Work required:
Restate each of the lines below word for word and drop every picture.

Information provided:

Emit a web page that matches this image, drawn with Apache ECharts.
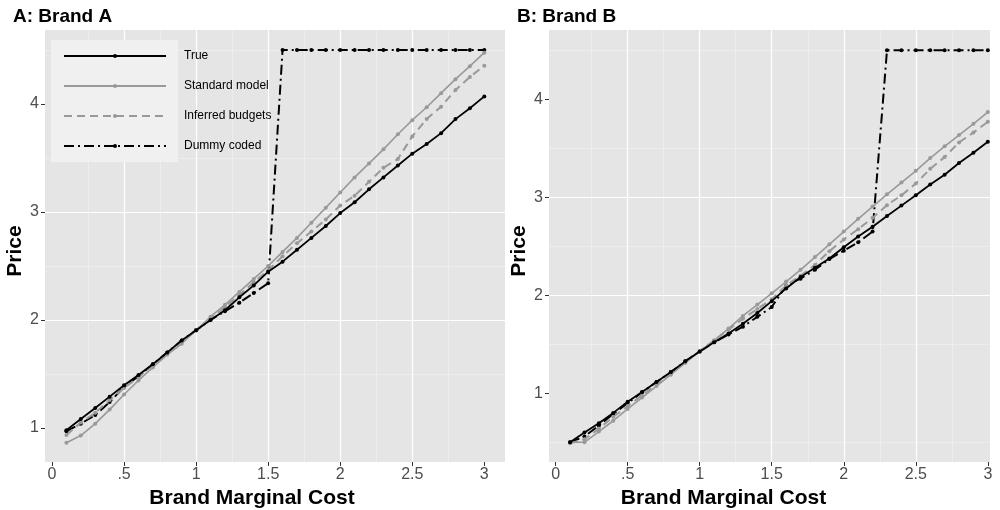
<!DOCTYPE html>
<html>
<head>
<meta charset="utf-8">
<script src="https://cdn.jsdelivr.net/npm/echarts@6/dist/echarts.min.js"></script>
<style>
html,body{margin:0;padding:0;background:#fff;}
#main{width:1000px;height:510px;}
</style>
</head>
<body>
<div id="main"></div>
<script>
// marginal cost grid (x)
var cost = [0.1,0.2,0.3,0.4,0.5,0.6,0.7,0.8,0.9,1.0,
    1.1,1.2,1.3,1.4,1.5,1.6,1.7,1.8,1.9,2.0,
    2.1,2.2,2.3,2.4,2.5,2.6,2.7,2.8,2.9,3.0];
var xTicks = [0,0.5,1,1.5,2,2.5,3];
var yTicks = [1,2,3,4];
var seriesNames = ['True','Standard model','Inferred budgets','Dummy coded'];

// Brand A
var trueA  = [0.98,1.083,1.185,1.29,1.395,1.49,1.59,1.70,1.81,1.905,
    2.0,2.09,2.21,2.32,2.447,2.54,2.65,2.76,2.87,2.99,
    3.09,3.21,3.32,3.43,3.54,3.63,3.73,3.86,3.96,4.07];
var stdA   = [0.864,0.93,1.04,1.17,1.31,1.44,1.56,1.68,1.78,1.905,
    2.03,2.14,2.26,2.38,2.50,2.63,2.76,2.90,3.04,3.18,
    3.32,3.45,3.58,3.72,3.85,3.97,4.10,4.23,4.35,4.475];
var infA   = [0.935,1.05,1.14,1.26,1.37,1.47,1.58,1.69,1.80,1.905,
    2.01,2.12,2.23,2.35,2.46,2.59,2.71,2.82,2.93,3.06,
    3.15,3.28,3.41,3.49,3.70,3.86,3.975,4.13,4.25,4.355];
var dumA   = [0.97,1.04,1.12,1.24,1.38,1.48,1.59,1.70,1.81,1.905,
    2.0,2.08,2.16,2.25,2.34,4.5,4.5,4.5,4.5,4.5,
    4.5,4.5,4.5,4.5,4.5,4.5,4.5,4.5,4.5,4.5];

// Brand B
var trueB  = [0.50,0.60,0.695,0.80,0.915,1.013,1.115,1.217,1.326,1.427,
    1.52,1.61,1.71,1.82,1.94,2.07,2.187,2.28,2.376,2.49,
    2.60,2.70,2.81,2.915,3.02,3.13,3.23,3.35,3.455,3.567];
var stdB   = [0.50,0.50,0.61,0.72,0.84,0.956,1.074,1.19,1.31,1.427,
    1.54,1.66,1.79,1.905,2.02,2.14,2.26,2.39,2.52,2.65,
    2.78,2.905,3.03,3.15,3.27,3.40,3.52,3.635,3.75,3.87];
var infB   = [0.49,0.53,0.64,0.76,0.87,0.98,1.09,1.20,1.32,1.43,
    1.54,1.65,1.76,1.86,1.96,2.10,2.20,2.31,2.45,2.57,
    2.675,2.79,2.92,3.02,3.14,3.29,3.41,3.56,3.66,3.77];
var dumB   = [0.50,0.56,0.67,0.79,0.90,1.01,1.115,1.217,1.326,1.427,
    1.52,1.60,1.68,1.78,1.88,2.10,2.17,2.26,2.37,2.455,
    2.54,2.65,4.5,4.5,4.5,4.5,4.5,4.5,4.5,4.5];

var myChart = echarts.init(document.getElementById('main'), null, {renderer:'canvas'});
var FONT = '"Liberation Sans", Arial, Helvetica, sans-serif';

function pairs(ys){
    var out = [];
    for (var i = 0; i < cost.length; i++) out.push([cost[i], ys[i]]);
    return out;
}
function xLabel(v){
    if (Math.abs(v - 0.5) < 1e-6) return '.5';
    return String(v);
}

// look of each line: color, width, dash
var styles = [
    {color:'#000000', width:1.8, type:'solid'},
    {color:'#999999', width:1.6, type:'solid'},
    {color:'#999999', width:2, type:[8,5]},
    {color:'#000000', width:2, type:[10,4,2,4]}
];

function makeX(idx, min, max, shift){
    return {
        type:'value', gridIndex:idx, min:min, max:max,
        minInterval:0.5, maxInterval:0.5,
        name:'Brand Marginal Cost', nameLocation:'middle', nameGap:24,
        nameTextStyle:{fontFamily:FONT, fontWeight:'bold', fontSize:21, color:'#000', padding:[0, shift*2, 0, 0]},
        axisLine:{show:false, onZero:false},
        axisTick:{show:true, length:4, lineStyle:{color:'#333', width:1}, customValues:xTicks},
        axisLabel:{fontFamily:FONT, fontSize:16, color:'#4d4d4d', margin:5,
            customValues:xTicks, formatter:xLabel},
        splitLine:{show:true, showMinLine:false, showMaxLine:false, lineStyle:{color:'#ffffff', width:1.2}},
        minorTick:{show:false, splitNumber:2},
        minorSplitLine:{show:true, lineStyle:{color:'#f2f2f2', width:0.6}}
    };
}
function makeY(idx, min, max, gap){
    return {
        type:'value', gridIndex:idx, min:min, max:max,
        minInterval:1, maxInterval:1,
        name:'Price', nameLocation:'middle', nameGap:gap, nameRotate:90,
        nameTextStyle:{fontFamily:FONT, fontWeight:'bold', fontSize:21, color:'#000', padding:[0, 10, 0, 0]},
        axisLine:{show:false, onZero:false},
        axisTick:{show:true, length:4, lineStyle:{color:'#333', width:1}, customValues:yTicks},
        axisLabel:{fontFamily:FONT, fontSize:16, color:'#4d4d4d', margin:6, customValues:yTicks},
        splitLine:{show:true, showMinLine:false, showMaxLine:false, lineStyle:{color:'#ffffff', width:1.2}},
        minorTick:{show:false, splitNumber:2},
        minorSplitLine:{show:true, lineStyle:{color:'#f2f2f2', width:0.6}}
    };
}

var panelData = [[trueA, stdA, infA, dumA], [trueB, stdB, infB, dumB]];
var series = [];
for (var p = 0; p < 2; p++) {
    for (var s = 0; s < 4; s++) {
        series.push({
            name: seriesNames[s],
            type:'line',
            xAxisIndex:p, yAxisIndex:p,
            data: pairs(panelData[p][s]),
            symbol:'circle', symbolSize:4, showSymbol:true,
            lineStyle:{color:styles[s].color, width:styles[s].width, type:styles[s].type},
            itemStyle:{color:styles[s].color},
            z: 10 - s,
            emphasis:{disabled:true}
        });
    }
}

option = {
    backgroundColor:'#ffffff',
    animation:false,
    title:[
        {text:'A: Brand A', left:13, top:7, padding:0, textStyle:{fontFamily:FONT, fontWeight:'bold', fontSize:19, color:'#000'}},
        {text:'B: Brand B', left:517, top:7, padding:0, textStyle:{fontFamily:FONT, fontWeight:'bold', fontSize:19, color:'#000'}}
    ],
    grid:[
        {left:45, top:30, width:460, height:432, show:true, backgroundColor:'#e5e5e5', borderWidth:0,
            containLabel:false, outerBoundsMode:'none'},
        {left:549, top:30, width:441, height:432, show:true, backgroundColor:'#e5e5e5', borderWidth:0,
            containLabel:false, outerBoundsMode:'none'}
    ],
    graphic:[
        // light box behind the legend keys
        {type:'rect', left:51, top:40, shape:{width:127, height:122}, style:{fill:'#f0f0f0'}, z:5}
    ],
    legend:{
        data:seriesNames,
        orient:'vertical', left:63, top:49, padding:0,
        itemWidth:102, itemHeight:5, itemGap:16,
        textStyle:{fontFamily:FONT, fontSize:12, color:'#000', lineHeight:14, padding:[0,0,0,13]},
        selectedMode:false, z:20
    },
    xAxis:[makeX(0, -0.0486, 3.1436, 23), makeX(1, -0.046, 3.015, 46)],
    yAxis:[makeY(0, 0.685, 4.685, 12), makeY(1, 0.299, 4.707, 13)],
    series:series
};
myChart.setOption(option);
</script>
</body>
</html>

Result:
Emit a web page that matches this image, drawn with Apache ECharts.
<!DOCTYPE html>
<html>
<head>
<meta charset="utf-8">
<script src="https://cdn.jsdelivr.net/npm/echarts@6/dist/echarts.min.js"></script>
<style>
html,body{margin:0;padding:0;background:#fff;}
#main{width:1000px;height:510px;}
</style>
</head>
<body>
<div id="main"></div>
<script>
// marginal cost grid (x)
var cost = [0.1,0.2,0.3,0.4,0.5,0.6,0.7,0.8,0.9,1.0,
    1.1,1.2,1.3,1.4,1.5,1.6,1.7,1.8,1.9,2.0,
    2.1,2.2,2.3,2.4,2.5,2.6,2.7,2.8,2.9,3.0];
var xTicks = [0,0.5,1,1.5,2,2.5,3];
var yTicks = [1,2,3,4];
var seriesNames = ['True','Standard model','Inferred budgets','Dummy coded'];

// Brand A
var trueA  = [0.98,1.083,1.185,1.29,1.395,1.49,1.59,1.70,1.81,1.905,
    2.0,2.09,2.21,2.32,2.447,2.54,2.65,2.76,2.87,2.99,
    3.09,3.21,3.32,3.43,3.54,3.63,3.73,3.86,3.96,4.07];
var stdA   = [0.864,0.93,1.04,1.17,1.31,1.44,1.56,1.68,1.78,1.905,
    2.03,2.14,2.26,2.38,2.50,2.63,2.76,2.90,3.04,3.18,
    3.32,3.45,3.58,3.72,3.85,3.97,4.10,4.23,4.35,4.475];
var infA   = [0.935,1.05,1.14,1.26,1.37,1.47,1.58,1.69,1.80,1.905,
    2.01,2.12,2.23,2.35,2.46,2.59,2.71,2.82,2.93,3.06,
    3.15,3.28,3.41,3.49,3.70,3.86,3.975,4.13,4.25,4.355];
var dumA   = [0.97,1.04,1.12,1.24,1.38,1.48,1.59,1.70,1.81,1.905,
    2.0,2.08,2.16,2.25,2.34,4.5,4.5,4.5,4.5,4.5,
    4.5,4.5,4.5,4.5,4.5,4.5,4.5,4.5,4.5,4.5];

// Brand B
var trueB  = [0.50,0.60,0.695,0.80,0.915,1.013,1.115,1.217,1.326,1.427,
    1.52,1.61,1.71,1.82,1.94,2.07,2.187,2.28,2.376,2.49,
    2.60,2.70,2.81,2.915,3.02,3.13,3.23,3.35,3.455,3.567];
var stdB   = [0.50,0.50,0.61,0.72,0.84,0.956,1.074,1.19,1.31,1.427,
    1.54,1.66,1.79,1.905,2.02,2.14,2.26,2.39,2.52,2.65,
    2.78,2.905,3.03,3.15,3.27,3.40,3.52,3.635,3.75,3.87];
var infB   = [0.49,0.53,0.64,0.76,0.87,0.98,1.09,1.20,1.32,1.43,
    1.54,1.65,1.76,1.86,1.96,2.10,2.20,2.31,2.45,2.57,
    2.675,2.79,2.92,3.02,3.14,3.29,3.41,3.56,3.66,3.77];
var dumB   = [0.50,0.56,0.67,0.79,0.90,1.01,1.115,1.217,1.326,1.427,
    1.52,1.60,1.68,1.78,1.88,2.10,2.17,2.26,2.37,2.455,
    2.54,2.65,4.5,4.5,4.5,4.5,4.5,4.5,4.5,4.5];

var myChart = echarts.init(document.getElementById('main'), null, {renderer:'canvas'});
var FONT = '"Liberation Sans", Arial, Helvetica, sans-serif';

function pairs(ys){
    var out = [];
    for (var i = 0; i < cost.length; i++) out.push([cost[i], ys[i]]);
    return out;
}
function xLabel(v){
    if (Math.abs(v - 0.5) < 1e-6) return '.5';
    return String(v);
}

// look of each line: color, width, dash
var styles = [
    {color:'#000000', width:1.8, type:'solid'},
    {color:'#999999', width:1.6, type:'solid'},
    {color:'#999999', width:2, type:[8,5]},
    {color:'#000000', width:2, type:[10,4,2,4]}
];

function makeX(idx, min, max, shift){
    return {
        type:'value', gridIndex:idx, min:min, max:max,
        minInterval:0.5, maxInterval:0.5,
        name:'Brand Marginal Cost', nameLocation:'middle', nameGap:24,
        nameTextStyle:{fontFamily:FONT, fontWeight:'bold', fontSize:21, color:'#000', padding:[0, shift*2, 0, 0]},
        axisLine:{show:false, onZero:false},
        axisTick:{show:true, length:4, lineStyle:{color:'#333', width:1}, customValues:xTicks},
        axisLabel:{fontFamily:FONT, fontSize:16, color:'#4d4d4d', margin:5,
            customValues:xTicks, formatter:xLabel},
        splitLine:{show:true, showMinLine:false, showMaxLine:false, lineStyle:{color:'#ffffff', width:1.2}},
        minorTick:{show:false, splitNumber:2},
        minorSplitLine:{show:true, lineStyle:{color:'#f2f2f2', width:0.6}}
    };
}
function makeY(idx, min, max, gap){
    return {
        type:'value', gridIndex:idx, min:min, max:max,
        minInterval:1, maxInterval:1,
        name:'Price', nameLocation:'middle', nameGap:gap, nameRotate:90,
        nameTextStyle:{fontFamily:FONT, fontWeight:'bold', fontSize:21, color:'#000', padding:[0, 10, 0, 0]},
        axisLine:{show:false, onZero:false},
        axisTick:{show:true, length:4, lineStyle:{color:'#333', width:1}, customValues:yTicks},
        axisLabel:{fontFamily:FONT, fontSize:16, color:'#4d4d4d', margin:6, customValues:yTicks},
        splitLine:{show:true, showMinLine:false, showMaxLine:false, lineStyle:{color:'#ffffff', width:1.2}},
        minorTick:{show:false, splitNumber:2},
        minorSplitLine:{show:true, lineStyle:{color:'#f2f2f2', width:0.6}}
    };
}

var panelData = [[trueA, stdA, infA, dumA], [trueB, stdB, infB, dumB]];
var series = [];
for (var p = 0; p < 2; p++) {
    for (var s = 0; s < 4; s++) {
        series.push({
            name: seriesNames[s],
            type:'line',
            xAxisIndex:p, yAxisIndex:p,
            data: pairs(panelData[p][s]),
            symbol:'circle', symbolSize:4, showSymbol:true,
            lineStyle:{color:styles[s].color, width:styles[s].width, type:styles[s].type},
            itemStyle:{color:styles[s].color},
            z: 10 - s,
            emphasis:{disabled:true}
        });
    }
}

option = {
    backgroundColor:'#ffffff',
    animation:false,
    title:[
        {text:'A: Brand A', left:13, top:7, padding:0, textStyle:{fontFamily:FONT, fontWeight:'bold', fontSize:19, color:'#000'}},
        {text:'B: Brand B', left:517, top:7, padding:0, textStyle:{fontFamily:FONT, fontWeight:'bold', fontSize:19, color:'#000'}}
    ],
    grid:[
        {left:45, top:30, width:460, height:432, show:true, backgroundColor:'#e5e5e5', borderWidth:0,
            containLabel:false, outerBoundsMode:'none'},
        {left:549, top:30, width:441, height:432, show:true, backgroundColor:'#e5e5e5', borderWidth:0,
            containLabel:false, outerBoundsMode:'none'}
    ],
    graphic:[
        // light box behind the legend keys
        {type:'rect', left:51, top:40, shape:{width:127, height:122}, style:{fill:'#f0f0f0'}, z:5}
    ],
    legend:{
        data:seriesNames,
        orient:'vertical', left:63, top:49, padding:0,
        itemWidth:102, itemHeight:5, itemGap:16,
        textStyle:{fontFamily:FONT, fontSize:12, color:'#000', lineHeight:14, padding:[0,0,0,13]},
        selectedMode:false, z:20
    },
    xAxis:[makeX(0, -0.0486, 3.1436, 23), makeX(1, -0.046, 3.015, 46)],
    yAxis:[makeY(0, 0.685, 4.685, 12), makeY(1, 0.299, 4.707, 13)],
    series:series
};
myChart.setOption(option);
</script>
</body>
</html>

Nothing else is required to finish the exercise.